Blog Layout

Het roer moet om! Koers op 2030

Marcel Hendriks • jul. 15, 2017
Engine as a weapon

In de operationele energiestrategie (OES) staat de ambitie om in 2030 20% minder afhankelijk te zijn van fossiele brandstoffen. Maar hoe geef je daar nu een praktische invulling aan zonder onnodige beperkingen op te leggen aan de noodzakelijke uitbreiding van de krijgsmacht? KLTZ (TD) Paul Schulten, LTZ 1 (TD) Rinze Geerstma en SBN (TD) b.d. Klaas Visser hebben hierover een artikel geschreven dat onlangs in Bristol is gepresenteerd tijdens de conferentie "Engine as a weapon". Zij kijken naar het energiegebruik van individuele wapensystemen, in dit geval de aflosser van het M-fregat. Om objectief het energiegebruik van de aflosser van het M-fregat te vergelijken met zijn voorganger, bouwen zij verder op de door de International Maritime Organisation (IMO) geïntroduceerde Energy Efficiency Design Index (EEDI). Een variant speciaal voor marineschepen (Integral Warship Energy Efficiency Design Index: Iweedi) wordt door hen verfijnd door het vaarprofiel mee te nemen waarbij tijdsduur waarmee met een bepaalde snelheid wordt gevaren, de transitsnelheid en de maximum vaarsnelheid, worden meegerekend.

Nieuwe marineschepen kunnen aan de ambities in de OES voldoen

In een case study rekenen zij verschillende varianten door. Belangrijkste variabelen zijn de waterverplaatsing, de toe te passen technieken, de voortstuwingsconfiguratie, de transitsnelheid en de maximale snelheid. Uit hun berekeningen blijkt dat zelfs een aanzienlijk groter schip (6000 ton in vergelijking met 3300 ton M-fregat) een Iiweedi van -48% kan hebben t.o.v het M-fregat. Dat resulteert in 11% minder brandstofverbruik. Daarvoor zijn wel nieuwe technieken nodig, een hybride voortstuwingsinstallatie, een transitsnelheid van 17 knp (M-fregat 20 knp) en een maximale vaart van 26 knp (M-fregat 29 knp). Om dat laatste mogelijk te maken - aanpassing van het vaarprofiel - pleiten de auteurs voor een brede benadering. Grote stappen kunnen alleen worden gezet door een combinatie van nieuwe technieken en/of alternatieve brandstoffen, van gedragsverandering en aangepaste militaire doctrines/tactieken.
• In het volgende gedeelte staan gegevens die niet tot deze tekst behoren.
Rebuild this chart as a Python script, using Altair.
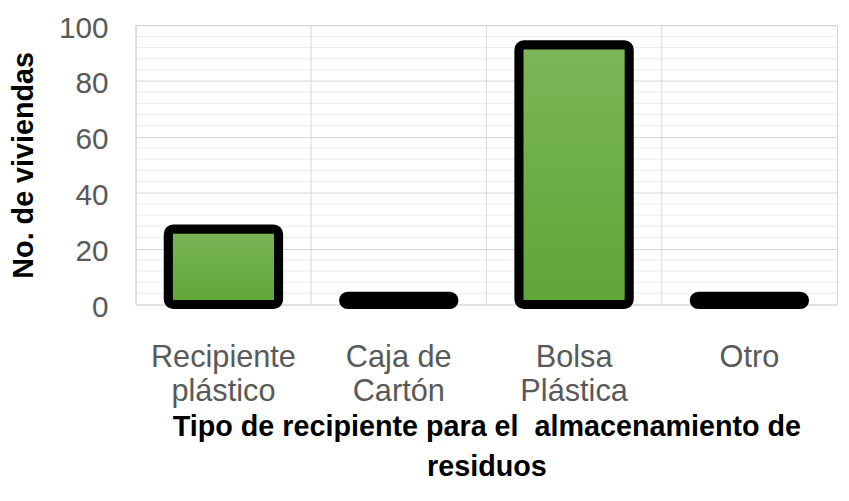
import altair as alt
import pandas as pd

categories = ["Recipiente\nplástico", "Caja de\nCartón", "Bolsa\nPlástica", "Otro"]
viviendas = [27, 3, 93, 3]
minor_ticks = [v for v in range(4, 100, 4) if v % 20 != 0]

df = pd.DataFrame({"cat": categories, "n": viviendas})
minor_df = pd.DataFrame({"v": minor_ticks})

FONT = "Liberation Sans"
PI = 0.37
W = 708
STEP = W / len(categories)

xscale = alt.Scale(domain=categories, paddingInner=PI, paddingOuter=PI / 2)
yscale = alt.Scale(domain=[0, 100])

minor = alt.Chart(minor_df).mark_rule(color="#ececec", strokeWidth=1).encode(
    y=alt.Y("v:Q", scale=yscale)
)

vlines = alt.Chart(df).mark_rule(
    color="#d9d9d9", strokeWidth=1, xOffset=-PI * STEP / 2
).encode(
    x=alt.X("cat:N", scale=xscale, bandPosition=0, sort=categories)
)

bars = alt.Chart(df).mark_bar(
    stroke="black",
    strokeWidth=9,
    cornerRadius=5,
    color=alt.Gradient(
        gradient="linear",
        x1=0, y1=0, x2=0, y2=1,
        stops=[alt.GradientStop(color="#7cb658", offset=0),
               alt.GradientStop(color="#5ea636", offset=1)],
    ),
).encode(
    x=alt.X(
        "cat:N",
        scale=xscale,
        sort=categories,
        axis=alt.Axis(
            title=["Tipo de recipiente para el\u00a0 almacenamiento de", "residuos"],
            labelAngle=0,
            labelAlign="center",
            labelBaseline="top",
            labelExpr="split(datum.label, '\\n')",
            labelFont=FONT,
            labelFontSize=31,
            labelLineHeight=34,
            labelColor="#595959",
            labelPadding=39,
            ticks=False,
            domain=False,
            titleFont=FONT,
            titleFontSize=29,
            titleFontWeight="bold",
            titleColor="black",
            titleLineHeight=41,
            titlePadding=6,
        ),
    ),
    y=alt.Y(
        "n:Q",
        scale=yscale,
        axis=alt.Axis(
            title="No. de viviendas",
            values=[0, 20, 40, 60, 80, 100],
            labelFont=FONT,
            labelFontSize=30,
            labelColor="#595959",
            labelPadding=28,
            labelOffset=3,
            ticks=False,
            domain=False,
            gridColor="#d6d6d6",
            titleFont=FONT,
            titleFontSize=29,
            titleFontWeight="bold",
            titleColor="black",
            titlePadding=20,
        ),
    ),
)

chart = alt.layer(minor, vlines, bars).properties(
    width=W,
    height=282,
    autosize=alt.AutoSizeParams(type="none"),
    padding={"left": 129, "top": 15, "right": 4, "bottom": 190},
).configure_view(stroke="#d6d6d6", strokeWidth=1)

chart.save("out.html", embed_options={"renderer": "svg", "actions": False})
Op basis van hun studie concluderen de auteurs dat het mogelijk is om met de vervanger van het M-fregat te voldoen aan de ambitie in de OES om 20% minder afhankelijk te zijn van fossiele brandstoffen.

De juiste koers

De auteurs schrijven hun artikel op persoonlijke titel. Maar hun inzichten stroken met een koersverandering die de Marine al eerder heeft ingezet. De patrouilleschepen van de Holland-klasse hebben een aan hun operationele taken aangepaste maximale snelheid van 21 knp en kunnen bij lage vaart over op diesel-elektrische voortstuwing. De nieuwe sleepboten van de Marine hebben een hybride voortstuwing waarbij de dieselmotor in combinatie met elektromotor en batterijpakket de schroeven aandrijft; zoals de Toyota Prius. De Commandant der Zeestrijdkrachten heeft aangegeven dat Defensie bij de vervanging van marineschepen streeft naar een forse reductie van het gebruik van fossiele brandstoffen. Nederland gidsland? Niet wat betreft het verlagen van de maximale vaarsnelheid. De Royal Navy maakte in juni bekend de fregatten van de Duke Class (Type 23) te vervangen door het Global Combat ship (Type 26). Het nieuwe schip is groter dan z'n voorganger (6900 ton ipv 4900 ton) maar heeft een lagere maximale vaart (26 knp ipv 28 knp).

Waar velen bij Defensie nog in de koplampen van de OES kijken en denken dat als ze maar niet bewegen, het aan hen voorbijgaat, lijkt de Koninklijke Marine de juiste koers te hebben gevonden. Alleen nieuwe wapensystemen die minder brandstof gebruiken dan hun voorgangers dragen bij aan een veiliger wereld.